Beaucoup de souvenirs personnels me viennent à l’esprit, trop même. N’est-ce pas cependant ici l’occasion de vous faire connaître cette anecdote quasi historique. De toute façon, Jacques Fourcaud-Laussac a été un homme extraordinaire pour Cheval Blanc. N’ayant pas d’enfant, il se consacrait corps et âme à ce cru de sa famille, craint de ses neveux et nièces parce qu’il était méticuleux et qu’il ne tolérait pas que quelque chose à Cheval Blanc ne soit et ne reste impeccable ; alors le rodéo à bicyclette dehors autour d’un train de chaises de la chapelle par notre groupe de copains, ce n’était pas son genre.
Il a été cependant pour moi, presque paternellement, de charmant voisinage, répondant toujours amicalement à mes questions lorsqu’il m’arrivait de lui en poser.
Aujourd’hui on ne peut ignorer Nadette Hébrard et Jacques, celui qui a fait ce beau vin, ma belle-sœur Claude de Labarre qui, lorsqu’elle a dirigé Cheval Blanc a choisi l’ami Pierre Lurton et dont le mari, mon beau-frère, Henri de Labarre a construit les nouveaux chais.

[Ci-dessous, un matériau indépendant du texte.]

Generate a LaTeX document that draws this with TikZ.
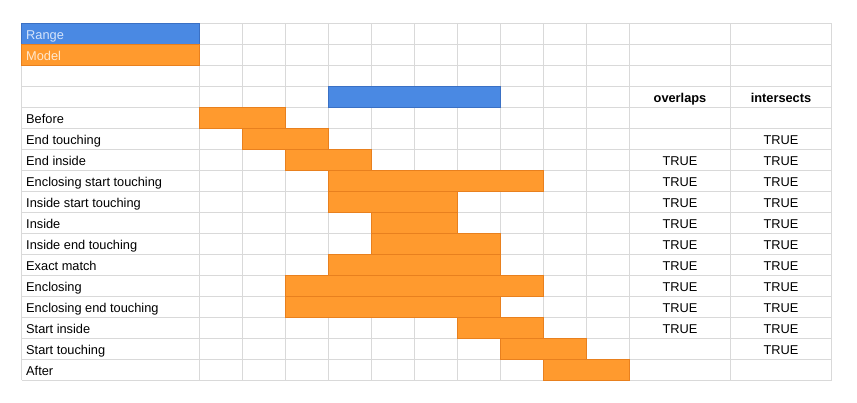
\documentclass[tikz,border=0pt]{standalone}
\usepackage{fontspec}
\setmainfont{Liberation Sans}
\definecolor{gridgray}{RGB}{217,217,217}
\definecolor{rangeblue}{RGB}{74,137,227}
\definecolor{rangeedge}{RGB}{58,112,196}
\definecolor{modelorange}{RGB}{255,154,46}
\definecolor{modeledge}{RGB}{232,128,30}
\definecolor{rangetext}{RGB}{214,228,250}
\definecolor{modeltext}{RGB}{255,232,206}
\tikzset{
  gridline/.style={draw=gridgray, line width=1pt},
  modelbar/.style={fill=modelorange, draw=modeledge, line width=0.9pt},
  rangebar/.style={fill=rangeblue, draw=rangeedge, line width=0.9pt},
  cell/.style={font=\fontsize{12.8}{14}\selectfont, inner sep=0pt, anchor=base},
  rowlabel/.style={cell, anchor=base west},
  hdr/.style={cell, font=\fontsize{12.8}{14}\selectfont\bfseries},
}
\begin{document}
\begin{tikzpicture}[x=1pt,y=-1pt]
\useasboundingbox (0,0) rectangle (857,403);
\fill[white] (0,0) rectangle (857,403);
% grid
\foreach \r in {0,...,17} {
  \draw[gridline] (21.5,{23.3+21*\r}) -- (831.5,{23.3+21*\r});
}
\foreach \x in {21.5,199.5,242.5,285.5,328.5,371.5,414.5,457.5,500.5,543.5,586.5,629.5,730.5,831.5} {
  \draw[gridline] (\x,23.3) -- (\x,380.3);
}
% legend cells
\path[rangebar] (21.5,23.3) rectangle (199.5,44.3);
\path[modelbar] (21.5,44.3) rectangle (199.5,65.3);
\node[rowlabel, text=rangetext] (lrange) at (26,39.3) {Range};
\node[rowlabel, text=modeltext] (lmodel) at (26,60.3) {Model};
% range bar
\path[rangebar] (328.5,86.3) rectangle (500.5,107.3);
% headers
\node[hdr] (hoverlaps) at (680,102.3) {overlaps};
\node[hdr] (hintersects) at (781,102.3) {intersects};
% rows: index/label/start col/end col/overlaps/intersects
\foreach \r/\lab/\a/\b/\ov/\in in {
  4/Before/0/2/0/0,
  5/End touching/1/3/0/1,
  6/End inside/2/4/1/1,
  7/Enclosing start touching/3/8/1/1,
  8/Inside start touching/3/6/1/1,
  9/Inside/4/6/1/1,
  10/Inside end touching/4/7/1/1,
  11/Exact match/3/7/1/1,
  12/Enclosing/2/8/1/1,
  13/Enclosing end touching/2/7/1/1,
  14/Start inside/6/8/1/1,
  15/Start touching/7/9/0/1,
  16/After/8/10/0/0} {
  \path[modelbar] ({199.5+43*\a},{23.3+21*\r}) rectangle ({199.5+43*\b},{44.3+21*\r});
  \node[rowlabel] (label\r) at (26,{39.3+21*\r}) {\lab};
  \ifnum\ov=1 \node[cell] (ov\r) at (680,{39.3+21*\r}) {TRUE}; \fi
  \ifnum\in=1 \node[cell] (in\r) at (781,{39.3+21*\r}) {TRUE}; \fi
}
\end{tikzpicture}
\end{document}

Maintenant l’acte d’intelligence, c’est vous cher Albert et chère Christine qui l’avez accompli en mettant la moitié de Cheval Blanc dans votre patrimoine et qui assurez maintenant pour Marie-France et pour moi cet amical et charmant voisinage.
Comment ne pas comprendre votre attirance pour ces graves exceptionnelles puisque c’est grâce à mon arrière grand-père belge qui a abandonné à la partie belge de ma famille notre Château d’Herstal près de Liège que Figeac est aujourd’hui dans notre patrimoine.
Décrivons maintenant ce vin admirable de 1975 :
la couleur en est encore assez sombre, le nez est complexe, de tabac blond, de torréfaction et de café mais aussi de fruits confits, un peu d’orange, rond et velouté à l’attaque, un peu d’amertume mais sans sécheresse. On y trouve un rappel de cannelle et de pain d’épices. La finale est dense et de grande longueur. Vendangé surtout en début d’octobre, c’est une des réussites exceptionnelles dans ce millésime.